### AVAILABLE DATA
※ ※ ※

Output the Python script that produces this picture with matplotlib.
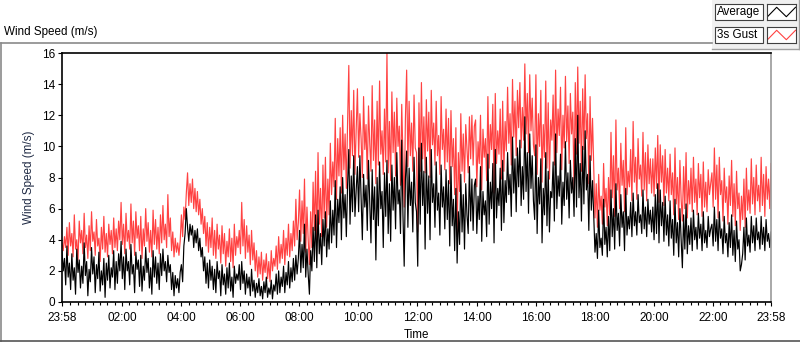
import numpy as np
import matplotlib as mpl; mpl.use('Agg'); import matplotlib.pyplot as plt
from matplotlib.patches import Rectangle
from matplotlib.lines import Line2D
mpl.rcParams.update({'font.family':['Liberation Sans','DejaVu Sans'],'font.size':8.5})

# 2.5-minute samples starting at 23:58, one row = 2 hours (48 samples)
gust=[3.8,3.3,4.2,3.5,4.8,3.0,5.1,3.6,4.4,2.9,5.6,3.4,4.0,2.7,5.2,3.8,4.6,3.1,5.7,3.5,4.3,2.8,4.9,3.3,5.8,3.9,4.5,3.0,5.3,3.6,4.1,2.6,4.8,3.4,5.5,3.2,4.4,2.9,5.0,3.7,4.6,3.1,5.4,3.5,4.7,3.3,5.2,4.0,
      6.4,3.7,5.0,3.1,5.7,3.9,4.6,3.4,6.3,3.8,5.2,3.0,5.8,4.1,4.9,3.3,5.5,2.8,4.7,3.6,6.0,3.9,5.1,3.2,4.6,2.9,5.9,3.7,5.3,3.4,4.8,3.1,5.6,3.8,6.2,4.0,5.0,3.5,6.9,4.2,5.4,3.3,4.5,2.9,4.1,3.2,3.8,3.0,
      3.9,5.6,4.2,6.1,5.3,7.0,8.3,6.2,7.6,6.4,7.9,6.0,7.3,5.8,7.1,5.6,6.6,5.0,6.0,4.4,5.5,3.6,5.1,3.2,4.8,3.5,5.4,3.0,4.6,2.8,5.0,3.4,4.3,2.5,4.9,3.1,4.4,2.3,3.9,2.9,4.7,2.6,4.1,2.2,5.0,3.0,4.2,3.5,
      4.6,3.1,6.4,3.6,5.3,2.8,4.9,3.2,4.3,2.4,4.6,2.7,3.8,2.0,3.3,1.6,2.9,1.8,3.2,1.4,2.7,1.9,3.1,1.5,2.6,1.3,3.3,2.0,2.8,2.3,3.6,2.1,4.2,2.5,3.7,2.8,4.6,2.4,4.1,3.0,5.0,2.9,4.4,3.3,5.2,3.6,6.6,4.0,
      5.1,7.2,3.9,6.5,4.4,7.9,3.2,6.1,4.0,2.4,5.8,3.5,7.7,4.6,8.4,3.8,9.6,5.0,7.3,4.2,8.8,5.4,9.3,4.8,7.9,5.6,10.2,6.9,9.0,7.4,11.8,6.6,10.5,8.1,11.2,7.0,12.0,8.5,10.8,7.3,11.5,15.2,8.6,12.3,9.4,13.6,8.2,11.1,
      13.7,9.3,12.1,10.5,8.0,13.2,9.8,11.4,7.9,12.6,10.2,8.4,13.9,9.1,11.7,7.6,12.9,8.8,14.2,9.5,11.0,8.2,12.4,9.0,16.0,8.3,11.6,7.8,13.5,9.6,12.2,8.1,13.1,10.0,11.3,7.5,12.7,9.2,6.1,11.8,14.9,8.7,12.9,9.4,11.5,8.4,13.3,9.9,
      9.6,4.5,12.8,8.4,14.1,9.2,11.9,8.3,13.0,9.7,12.2,8.0,13.6,10.1,11.5,8.8,12.9,9.4,10.7,8.2,13.2,9.8,11.1,8.5,12.4,9.0,11.8,7.6,12.3,8.7,10.5,6.9,11.2,4.2,9.6,7.1,12.1,8.4,10.8,7.7,11.4,9.9,8.3,11.9,9.2,12.0,8.8,11.3,
      11.7,7.4,10.3,8.9,12.0,7.2,11.1,9.3,10.5,7.8,13.2,8.6,11.4,9.8,12.7,7.0,13.4,8.9,11.0,9.5,12.4,7.9,12.9,8.4,11.6,9.7,13.8,10.2,12.1,8.8,14.3,10.6,12.9,9.4,13.6,11.2,14.1,9.9,12.5,10.4,15.3,10.8,13.4,9.6,14.6,11.0,13.1,10.1,
      9.4,14.6,8.2,12.1,10.0,13.6,7.7,11.4,9.3,14.2,8.6,12.8,7.9,11.7,10.4,13.3,8.8,14.9,9.6,12.4,10.7,13.8,8.5,12.0,9.9,14.5,10.3,12.6,8.9,13.4,10.8,12.2,7.2,14.1,9.5,15.1,10.2,12.9,8.4,13.7,9.8,14.6,10.5,12.1,7.6,13.2,9.1,11.8,
      8.7,5.4,7.6,4.8,8.2,5.9,6.8,5.0,8.9,6.1,7.3,4.9,8.0,5.6,10.9,6.7,9.4,5.5,11.7,7.2,8.6,6.0,10.2,7.5,9.1,5.8,11.2,6.9,8.4,7.4,9.8,6.5,11.6,7.7,9.3,6.6,10.5,7.9,8.8,6.8,10.9,7.2,9.6,6.5,10.1,7.6,9.2,7.0,
      9.2,6.8,9.9,7.3,10.7,6.4,10.1,7.7,9.4,6.2,9.8,7.0,8.6,6.5,9.5,6.9,8.3,5.6,9.9,6.3,8.0,5.3,9.1,6.6,5.2,8.7,6.0,9.6,5.4,7.8,6.3,8.6,5.8,9.3,6.4,7.9,5.6,8.9,6.7,8.2,5.5,9.0,6.1,7.7,5.8,8.5,6.9,7.6,
      8.3,6.1,9.9,6.6,8.8,5.4,9.3,6.9,7.8,5.2,8.6,6.4,7.4,5.0,8.1,6.2,9.1,5.5,7.6,4.9,8.4,6.0,7.0,4.6,6.8,5.3,7.9,4.8,8.6,5.9,7.2,5.7,9.2,6.3,8.0,5.6,8.8,6.5,7.5,5.8,9.3,6.2,8.2,5.5,8.7,6.6,7.9,6.0,8.9]
average=[3.3,2.0,2.8,1.1,3.6,1.6,2.5,0.8,3.1,1.4,2.2,0.5,3.4,1.9,2.7,0.9,2.3,1.2,3.8,1.7,2.6,0.4,2.1,1.3,3.5,1.8,2.9,0.6,2.4,1.5,3.2,0.7,2.0,1.1,2.8,0.3,2.5,1.4,3.0,0.9,2.2,1.6,3.3,0.8,2.6,1.2,3.1,2.0,
         3.9,1.5,2.9,0.8,3.4,2.0,2.6,1.1,3.7,1.8,2.4,0.6,3.2,2.1,2.7,1.0,3.0,0.7,2.3,1.4,3.5,1.9,2.8,0.9,2.2,0.5,3.3,1.6,2.9,1.2,2.5,0.8,3.1,1.7,3.4,2.0,2.6,1.3,3.0,1.9,2.4,0.8,1.9,0.4,1.7,0.9,1.5,0.6,
         1.9,2.4,1.3,3.6,4.4,6.0,4.8,3.9,5.0,4.3,4.9,3.5,4.6,3.8,4.7,3.3,4.1,2.9,3.5,2.0,2.9,1.2,2.5,0.9,2.7,1.4,2.3,0.8,2.1,0.6,2.6,1.5,2.0,0.4,2.4,1.1,1.8,0.5,2.2,0.9,2.5,0.7,1.6,0.3,2.3,1.2,1.8,1.4,
         2.4,0.8,2.6,1.2,2.0,0.5,1.8,0.9,1.6,0.4,2.1,0.7,1.4,0.3,1.2,0.6,1.5,0.4,1.0,0.2,1.3,0.6,1.6,0.3,0.9,0.5,1.4,0.2,1.1,0.7,1.8,0.5,2.0,0.6,1.6,1.0,2.3,0.6,1.9,1.1,2.6,0.9,2.2,1.3,2.8,1.4,3.0,1.8,
         2.8,4.6,1.9,3.7,2.2,5.0,1.6,3.4,1.8,0.5,3.3,2.0,4.8,2.6,5.6,2.2,5.9,3.1,4.4,2.4,5.3,3.6,5.8,2.9,4.7,3.4,6.5,3.8,5.9,4.3,7.8,3.5,6.6,5.1,7.4,4.0,8.0,5.4,6.9,4.2,7.5,9.8,5.0,8.1,5.8,9.4,5.5,7.2,
         8.7,5.8,9.4,6.8,4.0,8.2,6.1,7.5,4.6,9.1,6.4,3.8,8.5,5.3,7.4,2.7,8.0,4.9,9.0,6.0,7.1,3.5,8.3,5.5,9.1,4.4,7.6,3.9,8.8,5.9,8.0,4.7,9.6,6.3,7.2,4.4,10.4,5.6,2.3,7.9,9.7,4.8,8.6,6.2,7.7,4.5,9.3,6.4,
         5.8,2.3,9.9,5.0,10.2,6.2,8.4,3.4,9.3,5.7,8.1,4.0,9.8,6.4,7.6,4.8,9.0,5.9,7.0,4.3,8.8,6.1,7.4,4.7,8.5,5.3,7.8,3.6,8.7,4.9,6.6,3.3,7.3,2.5,5.8,3.7,8.2,4.5,6.9,3.4,7.6,5.6,4.4,8.7,5.2,7.9,4.6,7.5,
         7.9,4.4,6.8,5.3,8.7,3.9,7.1,5.6,6.5,4.2,9.5,5.0,7.7,6.0,8.9,3.8,9.8,5.4,7.3,6.2,8.6,4.6,9.1,5.1,7.8,6.4,9.6,6.9,8.2,5.5,10.6,7.0,9.2,5.8,9.9,7.4,10.4,6.2,8.7,6.6,11.9,7.1,9.6,5.7,10.8,7.3,9.4,6.5,
         5.3,10.1,4.4,8.0,6.3,9.2,3.8,7.3,5.6,9.6,4.9,8.4,4.5,7.1,6.7,9.0,5.2,10.8,6.0,8.1,6.8,9.5,5.0,7.7,6.2,10.3,6.6,8.3,5.4,9.1,7.0,8.0,5.5,10.5,6.1,12.0,6.7,8.9,5.2,10.0,6.3,11.0,7.2,8.2,4.6,9.4,5.9,7.8,
         5.4,3.2,4.4,2.8,5.9,3.5,4.1,3.0,6.6,3.7,4.8,2.9,5.5,3.3,7.2,4.2,6.0,3.4,7.6,4.6,5.7,3.6,6.9,4.8,5.8,3.3,7.3,4.3,5.5,4.7,6.4,4.2,7.0,4.9,5.8,4.3,6.9,5.1,5.6,4.4,7.2,4.7,6.1,4.2,6.6,5.0,5.9,4.5,
         6.1,4.0,6.9,4.4,7.6,3.8,7.2,4.9,6.4,3.9,6.8,4.3,5.6,3.6,6.5,4.1,5.3,3.0,6.6,3.8,5.1,2.9,6.0,4.0,2.2,5.6,3.4,6.3,3.1,4.9,3.7,5.4,3.3,5.9,4.0,4.8,3.4,5.7,4.1,5.0,3.3,5.8,3.8,4.6,3.5,5.5,4.2,4.7,
         5.0,3.6,6.1,3.9,5.3,3.3,5.8,4.1,4.7,3.1,5.5,3.8,4.4,2.9,5.1,3.5,5.6,3.0,4.6,2.6,5.2,3.4,4.0,2.0,2.4,3.1,4.8,2.7,5.4,3.6,4.3,3.2,5.5,3.8,4.9,3.3,5.4,4.0,4.5,3.4,5.5,3.7,4.8,3.3,5.3,3.9,4.4,3.5,4.5]
step_min=2.5
tick_min=[0,122,242,362,482,602,722,842,962,1082,1202,1322,1440]
tick_lab=['23:58','02:00','04:00','06:00','08:00','10:00','12:00','14:00','16:00','18:00','20:00','22:00','23:58']
RED='#ff4242'
assert len(gust)==len(average), (len(gust),len(average))

t=np.arange(len(gust))*step_min
fig=plt.figure(figsize=(8,3.42),dpi=100)
W,H=800,342
def fx(px): return px/W
def fy(py): return 1-py/H

# outer frame + header
fig.add_artist(Line2D([fx(0.5),fx(712)],[fy(42.5),fy(42.5)],color='#8a8a8a',lw=1.2))
fig.add_artist(Line2D([fx(0.7),fx(0.7)],[fy(42.5),fy(341)],color='#8a8a8a',lw=1.2))
fig.add_artist(Line2D([fx(0),fx(800)],[fy(340.6),fy(340.6)],color='#555555',lw=1.2))
fig.text(fx(4),fy(32),'Wind Speed (m/s)',ha='left',va='center',fontsize=8.4)

# legend panel
fig.add_artist(Rectangle((fx(712),fy(49)),fx(87),49/H,facecolor='#f0f0f0',edgecolor='none',zorder=-1))
fig.add_artist(Line2D([fx(712),fx(799)],[fy(49),fy(49)],color='#a0a0a0',lw=1))
fig.add_artist(Line2D([fx(799),fx(799)],[fy(0),fy(49)],color='#a0a0a0',lw=1))
for lab,col,y0 in [('Average','black',4),('3s Gust',RED,27)]:
    fig.add_artist(Rectangle((fx(715),fy(y0+16)),fx(48),16/H,facecolor='white',edgecolor='#404040',lw=0.8,zorder=-0.5))
    fig.text(fx(717),fy(y0+8.5),lab,ha='left',va='center',fontsize=8.4)
    ia=fig.add_axes([fx(767),fy(y0+16),fx(29),16/H],zorder=3)
    ia.set_xlim(0,3); ia.set_ylim(-0.35,1.35)
    ia.plot([0.05,1,2,2.95],[0,1,0,1],color=col,lw=0.8)
    ia.set_xticks([]); ia.set_yticks([])
    for s in ia.spines.values(): s.set_color('#404040'); s.set_linewidth(0.8)

# main chart
ax=fig.add_axes([fx(62),fy(302),fx(709),249/H])
ax.plot(t,gust,color=RED,lw=0.85)
ax.plot(t,average,color='black',lw=0.85)
ax.set_xlim(0,1440); ax.set_ylim(0,16)
ax.set_yticks(range(0,17,2))
ax.set_xticks(tick_min); ax.set_xticklabels(tick_lab)
ax.set_xticks(np.arange(17,1440,15),minor=True)
ax.tick_params(axis='both',which='major',direction='out',length=3,width=0.8,labelsize=8.5,pad=2)
ax.tick_params(axis='x',which='major',pad=4)
ax.tick_params(axis='x',which='minor',direction='out',length=2,width=0.8)
for k in ['top','left','bottom']: ax.spines[k].set_linewidth(1.2)
ax.spines['right'].set_color('#9a9a9a'); ax.spines['right'].set_linewidth(1.2)
ax.set_xlabel('Time',fontsize=8.4,labelpad=4)
ax.set_ylabel('Wind Speed (m/s)',fontsize=8.4,color='#1f2a44',labelpad=5)

fig.savefig('out.png',dpi=100)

※ ※ ※

### OBJECTIVE
From the listing above, copy every line that holds the string "matplotlib".

### TASK ANSWER
Output the Python script that produces this picture with matplotlib.
import matplotlib as mpl; mpl.use('Agg'); import matplotlib.pyplot as plt
from matplotlib.patches import Rectangle
from matplotlib.lines import Line2D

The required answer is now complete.